Beekeeping or apiculture may not be the most sophisticated job in the world, but it’s a hero’s job. And to be successful at it, you need to be really keen and patient. Anyone can “bee” a hero in their own backyards and get a sweet reward.
We all know bees are not the friendliest of insects; they buzz, they sting and they only answer to one queen. But more than that, bees play a crucial role in the environment. They pollinate most plants and crops we eat from and they produce honey. In fact, one third of the global food supply rely on bees pollinating our food sources.
However, for a lot of reasons such as industrial pesticide use and climate change, bee populations have started to decline. And beekeepers do a lot to save them. You can too, if you are willing to keep some buzzing bees in your backyard. Learn how at our What’s the Buzz: Backyard Beekeeping workshop.
For John Faherty, all it took was one summer job experience as an apiarist to start his own beekeeping journey. With a goal to save bees, produce pure honey and share knowledge with people, John carried on with the mission of setting up a beehive in every postcode in Perth. He started his beekeeping and honey business, Postcode Honey and with partner Nicole Stoffers, they have been able to create hives in about 50 postcodes in and around the city.
Beekeeping goes beyond just collecting honey. There are a lot of reasons why one becomes a beekeeper. Here are just some good traits you can develop as a beekeeper, according to John.
Learning to be patient
Working with bees and having a relationship with them are two different things. If anything, the latter is harder to do. As a beekeeper, you’ll learn how to keep up with bees and respect their wonderful work. In fact, the less you disturb them, the more they can work. All you have to do is wait and focus on keeping your garden beautiful and healthy.
Turning into keen observers of nature
Beekeepers learn the phrase “The world does not spin around you,” in a very interesting way. Once you start working with bees, your awareness of the environment surrounding you will immediately increase. You’ll grow an interest in tracking weather for honey production. You’ll want to educate yourself on what crops grow near you or what flowers bloom during a particular season so you’ll know where your bees collect nectar from.
Having the best smelling and most productive gardens
When you become a beekeeper, your garden turns into a hub of activity. You will not just be watering plants and singing in the garden anymore, waiting for flowers to bloom, but hearing buzzing sounds and watching busy bees fly in and out of their hives as they work all day long. And since bees collect nectar from flowers and pollinate plants, you’ll always be waking up to the smell of the best blooming garden in town.
Being generous and always willing to share information
Whether you live in a huge or small city, keeping bees and selling honey to your neighbors will have you building a connection to your community.
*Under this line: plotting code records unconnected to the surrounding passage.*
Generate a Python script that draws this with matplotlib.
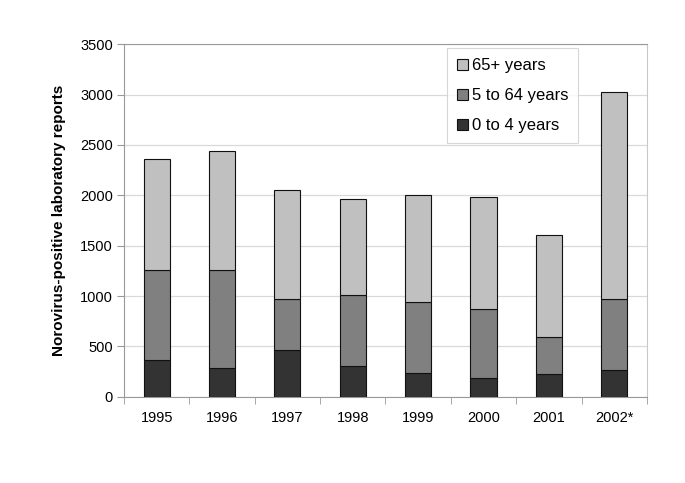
import numpy as np
import matplotlib.pyplot as plt

plt.rcParams['font.family'] = ['Liberation Sans', 'DejaVu Sans']

years = ['1995', '1996', '1997', '1998', '1999', '2000', '2001', '2002*']
totales = [2364, 2437, 2050, 1960, 2007, 1983, 1603, 3030]
hasta_64 = [1255, 1262, 970, 1010, 940, 871, 593, 967]
de_0_a_4 = [364, 285, 467, 301, 235, 182, 222, 265]

edad_0_4 = np.array(de_0_a_4)
edad_5_64 = np.array(hasta_64) - edad_0_4
edad_65 = np.array(totales) - np.array(hasta_64)

fig = plt.figure(figsize=(6.85, 4.83), dpi=100)
ax = fig.add_axes([0.181, 0.1787, 0.7635, 0.7296])

x = np.arange(len(years))
w = 0.4
b1 = ax.bar(x, edad_0_4, w, color='#333333', edgecolor='#111111', linewidth=0.8, zorder=3)
b2 = ax.bar(x, edad_5_64, w, bottom=edad_0_4, color='#808080', edgecolor='#111111', linewidth=0.8, zorder=3)
b3 = ax.bar(x, edad_65, w, bottom=edad_0_4 + edad_5_64, color='#c0c0c0', edgecolor='#111111', linewidth=0.8, zorder=3)

ax.set_xlim(-0.5, len(years) - 0.5)
ax.set_ylim(0, 3500)
ax.set_yticks(np.arange(0, 3501, 500))
ax.yaxis.grid(True, color='#d9d9d9', linewidth=0.9, zorder=0)
ax.set_xticks(x)
ax.set_xticklabels(years)
ax.set_xticks(np.arange(-0.5, len(years), 1), minor=True)
ax.tick_params(axis='x', which='major', length=0, pad=10, labelsize=10.5)
ax.tick_params(axis='x', which='minor', length=5, color='#999999')
ax.tick_params(axis='y', length=5, color='#999999', labelsize=10.5, pad=3)

ax.spines['left'].set_color('#999999')
ax.spines['bottom'].set_color('#999999')
ax.spines['top'].set_color('#999999')
ax.spines['right'].set_color('#c8c8c8')

ax.set_ylabel('Norovirus-positive laboratory reports', fontweight='bold', fontsize=11, labelpad=10)

leg = ax.legend([b3, b2, b1], ['65+ years', '5 to 64 years', '0 to 4 years'],
                loc='upper left', bbox_to_anchor=(0.6176, 0.9886), fontsize=12,
                frameon=True, fancybox=False, edgecolor='#cccccc', handlelength=0.65,
                handleheight=0.65, handletextpad=0.25, labelspacing=0.9, borderpad=0.6,
                borderaxespad=0)
leg.get_frame().set_linewidth(0.8)

plt.savefig('out.png', dpi=100)
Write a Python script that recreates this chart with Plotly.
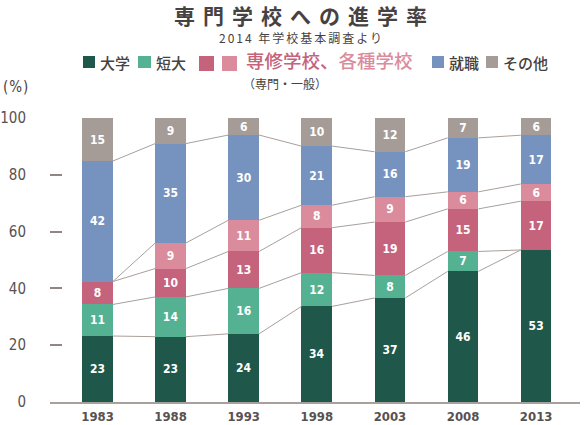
import numpy as np
import plotly.graph_objects as go

# data (percent)
years = ['1983', '1988', '1993', '1998', '2003', '2008', '2013']
daigaku = [23, 23, 24, 34, 37, 46, 53]
tandai = [11, 14, 16, 12, 8, 7, 0]
senmon = [8, 10, 13, 16, 19, 15, 17]
kakushu = [0, 9, 11, 8, 9, 6, 6]
shushoku = [42, 35, 30, 21, 16, 19, 17]
sonota = [15, 9, 6, 10, 12, 7, 6]

series = [daigaku, tandai, senmon, kakushu, shushoku, sonota]
names = ['大学', '短大', '専修学校', '各種学校', '就職', 'その他']
colors = ['#1f584a', '#54b293', '#c4637b', '#da8c9c', '#7692be', '#a59c97']

JP = 'Noto Sans CJK JP'
NUM = 'DejaVu Sans Condensed'
TXT = '#474242'
LINE = '#a8a09b'

vals = np.array(series, dtype=float)
heights = vals * 100 / vals.sum(axis=0)   # each bar fills to 100
cum = np.cumsum(heights, axis=0)
x = np.arange(len(years))
w = 0.42

fig = go.Figure()

# connector lines between segment boundaries
lx, ly = [], []
for k in range(len(series) - 1):
    for i in range(len(years) - 1):
        lx += [x[i] + w / 2, x[i + 1] - w / 2, None]
        ly += [cum[k][i], cum[k][i + 1], None]
fig.add_trace(go.Scatter(x=lx, y=ly, mode='lines', line=dict(color=LINE, width=1),
                         hoverinfo='skip', showlegend=False))

for name, v, h, c in zip(names, series, heights, colors):
    fig.add_trace(go.Bar(
        x=x, y=h, name=name, width=w, marker=dict(color=c, line=dict(width=0)),
        text=[str(t) if t else '' for t in v], textposition='inside',
        insidetextanchor='middle', textangle=0,
        textfont=dict(color='white', size=12, family=NUM, weight='bold'),
        showlegend=False))

fig.update_layout(
    barmode='stack', width=584, height=425,
    margin=dict(l=50, r=4, t=118, b=23),
    plot_bgcolor='white', paper_bgcolor='white',
    font=dict(family=JP, color=TXT),
    uniformtext=dict(minsize=12, mode='show'),
)
fig.update_xaxes(range=[-0.65, 6.6], tickvals=x, ticktext=years, showline=True,
                 linecolor=LINE, linewidth=2, ticks='', showgrid=False, zeroline=False,
                 ticklabelstandoff=1, automargin=False,
                 tickfont=dict(family=NUM, size=13, color='#575151', weight='bold'))
fig.update_yaxes(range=[0, 100], tickvals=[0, 20, 40, 60, 80, 100], ticks='inside',
                 ticklen=12, tickwidth=1.5, tickcolor='#8f8783', showline=False,
                 showgrid=False, zeroline=False, ticklabelstandoff=23, automargin=False,
                 tickfont=dict(family=NUM, size=15, color='#575151'))


# pixel -> paper helpers for the header decorations
def px(v):
    return (v - 50) / 530


def py(v):
    return (402 - v) / 284


boxes = [(83, 95, 56, 68, colors[0]), (138, 151, 56, 68, colors[1]),
         (199, 214, 56, 71, colors[2]), (222, 237, 56, 71, colors[3]),
         (432, 444, 56, 68, colors[4]), (486, 498, 56, 68, colors[5])]
for x0, x1, y0, y1, c in boxes:
    fig.add_shape(type='rect', xref='paper', yref='paper', x0=px(x0), x1=px(x1),
                  y0=py(y1), y1=py(y0), fillcolor=c, line=dict(width=0))


def note(text, x, y, size, xanchor='left', color=TXT, weight='normal', family=JP):
    fig.add_annotation(text=text, xref='paper', yref='paper', x=px(x), y=py(y),
                       xanchor=xanchor, yanchor='middle', showarrow=False,
                       font=dict(size=size, color=color, family=family, weight=weight))


note('<span style="letter-spacing:8px">専門学校への進学率</span>', 304, 15, 21,
     xanchor='center', weight='bold')
note('<span style="letter-spacing:2px">2014 年学校基本調査より</span>', 301, 37, 12,
     xanchor='center')
note('大学', 98, 62, 15, weight=500)
note('短大', 154, 62, 15, weight=500)
note('専修学校、<span style="color:%s">各種学校</span>' % colors[3], 244, 60, 18.5,
     color=colors[2], weight=500)
note('（専門・一般）', 241, 84, 12)
note('就職', 447, 62, 15, weight=500)
note('その他', 501, 62, 15, weight=500)
note('<span style="letter-spacing:1px">(%)</span>', 1, 87, 15, family=NUM)

# drop the page's default body margin so the figure sits at the window's corner
fig.write_html('out.html', config={'displayModeBar': False},
               post_script="document.body.style.margin='0';")
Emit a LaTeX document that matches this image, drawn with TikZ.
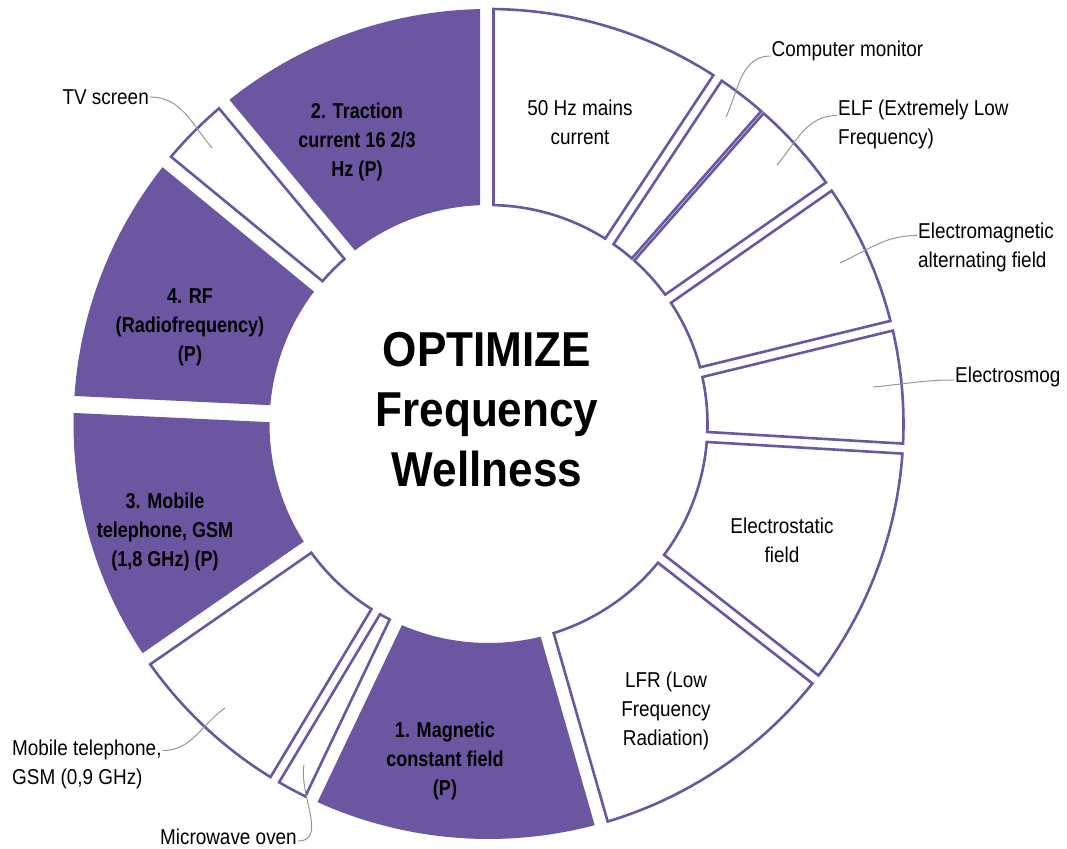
\documentclass[tikz,border=0pt]{standalone}
\usepackage{fontspec}
\setmainfont[FakeStretch=0.88]{Liberation Sans}
\newfontfamily\headfont[FakeStretch=0.9]{Liberation Sans}
\newfontfamily\segfont[FakeStretch=0.84]{Liberation Sans}
\definecolor{chartpurple}{RGB}{106,86,161}
\definecolor{leadgray}{RGB}{150,150,150}
\newcommand{\Ro}{415}
\newcommand{\Ri}{219}
% ring segment: lo angle, hi angle, lo gap, hi gap, style
\newcommand{\ringseg}[5]{%
  \path[#5] ({#1+asin(#3/\Ro)}:\Ro) arc[start angle={#1+asin(#3/\Ro)},end angle={#2-asin(#4/\Ro)},radius=\Ro]
    -- ({#2-asin(#4/\Ri)}:\Ri) arc[start angle={#2-asin(#4/\Ri)},end angle={#1+asin(#3/\Ri)},radius=\Ri] -- cycle;}

\begin{document}
\begin{tikzpicture}
[x=1pt,y=1pt,
 wseg/.style={draw=chartpurple,line width=2.6pt,fill=white,line join=miter},
 pseg/.style={fill=chartpurple},
 lbl/.style={align=center,font=\fontsize{21.5}{29}\selectfont},
 plbl/.style={align=center,font=\segfont\bfseries\fontsize{21.5}{29}\selectfont},
 side/.style={align=left,inner sep=1pt,font=\fontsize{21.5}{29}\selectfont},
 lead/.style={draw=leadgray,line width=1pt}]
\useasboundingbox (-488.5,-424) rectangle (578.5,424);
% ring, counterclockwise angles
\ringseg{90}{129.8}{8.5}{8.5}{pseg}
\ringseg{56.5}{90}{5}{5}{wseg}
\ringseg{48.7}{56.5}{1.6}{5}{wseg}
\ringseg{34.9}{48.7}{5}{1.6}{wseg}
\ringseg{13.7}{34.9}{5}{5}{wseg}
\ringseg{-3.4}{13.7}{5}{5}{wseg}
\ringseg{-38}{-3.4}{5}{5}{wseg}
\ringseg{-74}{-38}{5}{5}{wseg}
\ringseg{-115.5}{-74}{8.5}{8.5}{pseg}
\ringseg{-121}{-115.5}{5}{5}{wseg}
\ringseg{-145.3}{-121}{5}{5}{wseg}
\ringseg{-182.7}{-145.3}{8.5}{8.5}{pseg}
\ringseg{140.6}{177.3}{8.5}{8.5}{pseg}
\ringseg{129.8}{140.6}{5}{5}{wseg}
% centre
\node[align=center,font={\headfont\bfseries\fontsize{49}{60}\selectfont}] (title) at (-1.5,14.5) {OPTIMIZE\\Frequency\\Wellness};
% labels in the ring
\node[lbl]  (mains)    at (91.5,302)    {50 Hz mains\\current};
\node[plbl] (traction) at (-131.5,282)  {2. Traction\\current 16 2/3\\Hz (P)};
\node[plbl] (rf)       at (-298.5,97)   {4. RF\\(Radiofrequency)\\(P)};
\node[plbl] (gsmhigh)  at (-323.5,-108) {3. Mobile\\telephone, GSM\\(1,8 GHz) (P)};
\node[plbl] (magnetic) at (-43.5,-337)  {1. Magnetic\\constant field\\(P)};
\node[lbl]  (lfr)      at (177.5,-287)  {LFR (Low\\Frequency\\Radiation)};
\node[lbl]  (static)   at (293.5,-116)  {Electrostatic\\field};
% labels outside
\node[side,anchor=west] (monitor) at (282,373)       {Computer monitor};
\node[side,anchor=west] (elf)     at (348.5,299.5)   {ELF (Extremely Low\\Frequency)};
\node[side,anchor=west] (eaf)     at (428.5,176.5)   {Electromagnetic\\alternating field};
\node[side,anchor=west] (smog)    at (465.5,47)      {Electrosmog};
\node[side,anchor=east] (tv)      at (-338.5,327)    {TV screen};
\node[side,anchor=west] (gsmlow)  at (-477.5,-340.5) {Mobile telephone,\\GSM (0,9 GHz)};
\node[side,anchor=east] (oven)    at (-190.5,-413)   {Microwave oven};
\coordinate (monitorpt) at (237.5,307);
\coordinate (elfpt)     at (288.5,259);
\coordinate (eafpt)     at (351.5,161);
\coordinate (smogpt)    at (384.5,37);
\coordinate (tvpt)      at (-276.5,276);
\coordinate (gsmlowpt)  at (-263.5,-284);
\coordinate (ovenpt)    at (-184.5,-341);
\draw[lead] (monitorpt) to[out=65,in=180]  ([yshift=-5pt]monitor.west);
\draw[lead] (elfpt)     to[out=50,in=180]  ([yshift=9pt]elf.west);
\draw[lead] (eafpt)     to[out=25,in=180]  ([yshift=12pt]eaf.west);
\draw[lead] (smogpt)    to[out=5,in=180]   ([yshift=-3pt]smog.west);
\draw[lead] (tvpt)      to[out=130,in=0]   (tv.east);
\draw[lead] (gsmlowpt)  to[out=215,in=0]   ([yshift=14pt]gsmlow.east);
\draw[lead] (ovenpt)    to[out=-100,in=0]  ([yshift=-4pt]oven.east);
\end{tikzpicture}
\end{document}
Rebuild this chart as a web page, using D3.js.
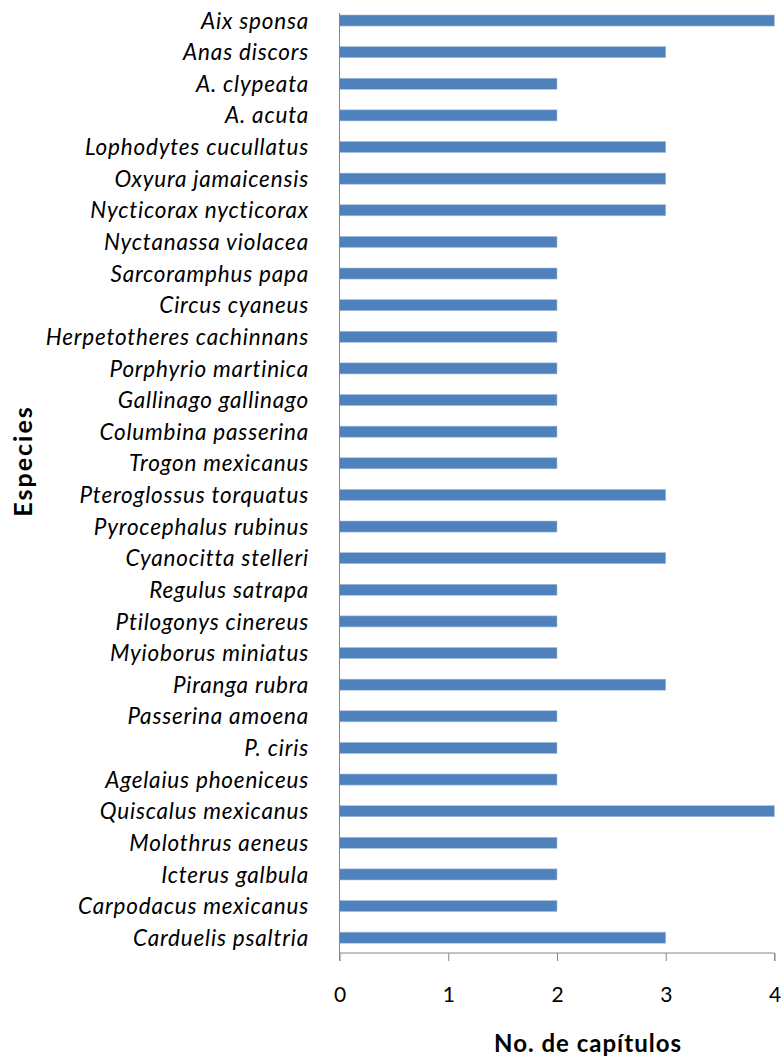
<!DOCTYPE html>
<html>
<head>
<meta charset="utf-8">
<script src="https://cdn.jsdelivr.net/npm/d3@7"></script>
<style>
  body { margin: 0; background: #fff; }
  text { font-family: Lato, "Open Sans", sans-serif; fill: #000; }
</style>
</head>
<body>
<script>
let species = ["Aix sponsa", "Anas discors", "A. clypeata", "A. acuta", "Lophodytes cucullatus",
    "Oxyura jamaicensis", "Nycticorax nycticorax", "Nyctanassa violacea", "Sarcoramphus papa",
    "Circus cyaneus", "Herpetotheres cachinnans", "Porphyrio martinica", "Gallinago gallinago",
    "Columbina passerina", "Trogon mexicanus", "Pteroglossus torquatus", "Pyrocephalus rubinus",
    "Cyanocitta stelleri", "Regulus satrapa", "Ptilogonys cinereus", "Myioborus miniatus",
    "Piranga rubra", "Passerina amoena", "P. ciris", "Agelaius phoeniceus", "Quiscalus mexicanus",
    "Molothrus aeneus", "Icterus galbula", "Carpodacus mexicanus", "Carduelis psaltria"];
let chapters = [4, 3, 2, 2, 3, 3, 3, 2, 2, 2, 2, 2, 2, 2, 2, 3, 2, 3, 2, 2, 2, 3, 2, 2, 2, 4, 2, 2, 2, 3];
let xTicks = [0, 1, 2, 3, 4];

let data = species.map((s, i) => ({ name: s, value: chapters[i] }));

let svg = d3.select("body").append("svg")
    .attr("width", 783)
    .attr("height", 1059);

let x = d3.scaleLinear().domain([0, 4]).range([339.5, 774.5]);
let y = d3.scaleBand().domain(species).range([4.7, 953.5]).paddingInner(0.65).paddingOuter(0.325);

// bars
svg.selectAll("rect.bar")
    .data(data)
    .enter()
        .append("rect")
        .attr("class", "bar")
        .attr("x", x(0))
        .attr("y", (d) => y(d.name))
        .attr("width", (d) => x(d.value) - x(0))
        .attr("height", y.bandwidth())
        .attr("fill", "#4f81bd")
        .attr("stroke", "#a9c1e0")
        .attr("stroke-width", 0.6);

// axes lines
svg.append("line")
    .attr("x1", x(0)).attr("x2", x(0))
    .attr("y1", 13).attr("y2", 953)
    .attr("stroke", "#868686").attr("stroke-width", 1);

let xAxis = d3.axisBottom(x).tickValues(xTicks).tickSize(8).tickPadding(26).tickFormat(d3.format("d"));
let gx = svg.append("g")
    .attr("transform", "translate(0,953)")
    .attr("font-size", 21)
    .attr("font-family", "Lato, sans-serif")
    .call(xAxis);
gx.attr("font-size", 21).attr("font-family", "Lato, sans-serif");
gx.select(".domain").attr("stroke", "#868686").attr("d", `M${x(0)},8V0H${x(4)}V8`);
gx.selectAll(".tick line").attr("stroke", "#868686");
gx.selectAll(".tick text")
    .style("font-size", "21px")
    .attr("fill", "#000");

// category labels
svg.selectAll("text.cat")
    .data(data)
    .enter()
        .append("text")
        .attr("class", "cat")
        .attr("x", 309)
        .attr("y", (d) => y(d.name) + y.bandwidth() / 2)
        .attr("dy", "0.36em")
        .attr("text-anchor", "end")
        .style("font-style", "italic")
        .style("font-size", "22.5px")
        .style("letter-spacing", "0.8px")
        .text((d) => d.name);

// titles
svg.append("text")
    .attr("x", 588)
    .attr("y", 1052)
    .attr("text-anchor", "middle")
    .style("font-weight", "bold")
    .style("font-size", "24px")
    .style("letter-spacing", "1px")
    .text("No. de capítulos");

svg.append("text")
    .attr("transform", "translate(32,461) rotate(-90)")
    .attr("text-anchor", "middle")
    .style("font-weight", "bold")
    .style("font-size", "25px")
    .style("letter-spacing", "2px")
    .text("Especies");
</script>
</body>
</html>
You will be surprised by how many people actually love pure and local honey. And with any luck, they might even start asking you about beekeeping, which you will be thrilled to answer of course!
Bee-coming a hero
Sharing your beekeeping story with people is already inspiring, but to actually keep bees and turn your life into a more sustainable, eco-friendly one fulfills many things—like becoming a real hero. As you grow to love bees, you come to appreciate what they do. Bees may be in trouble now but you can save them, even in your small way.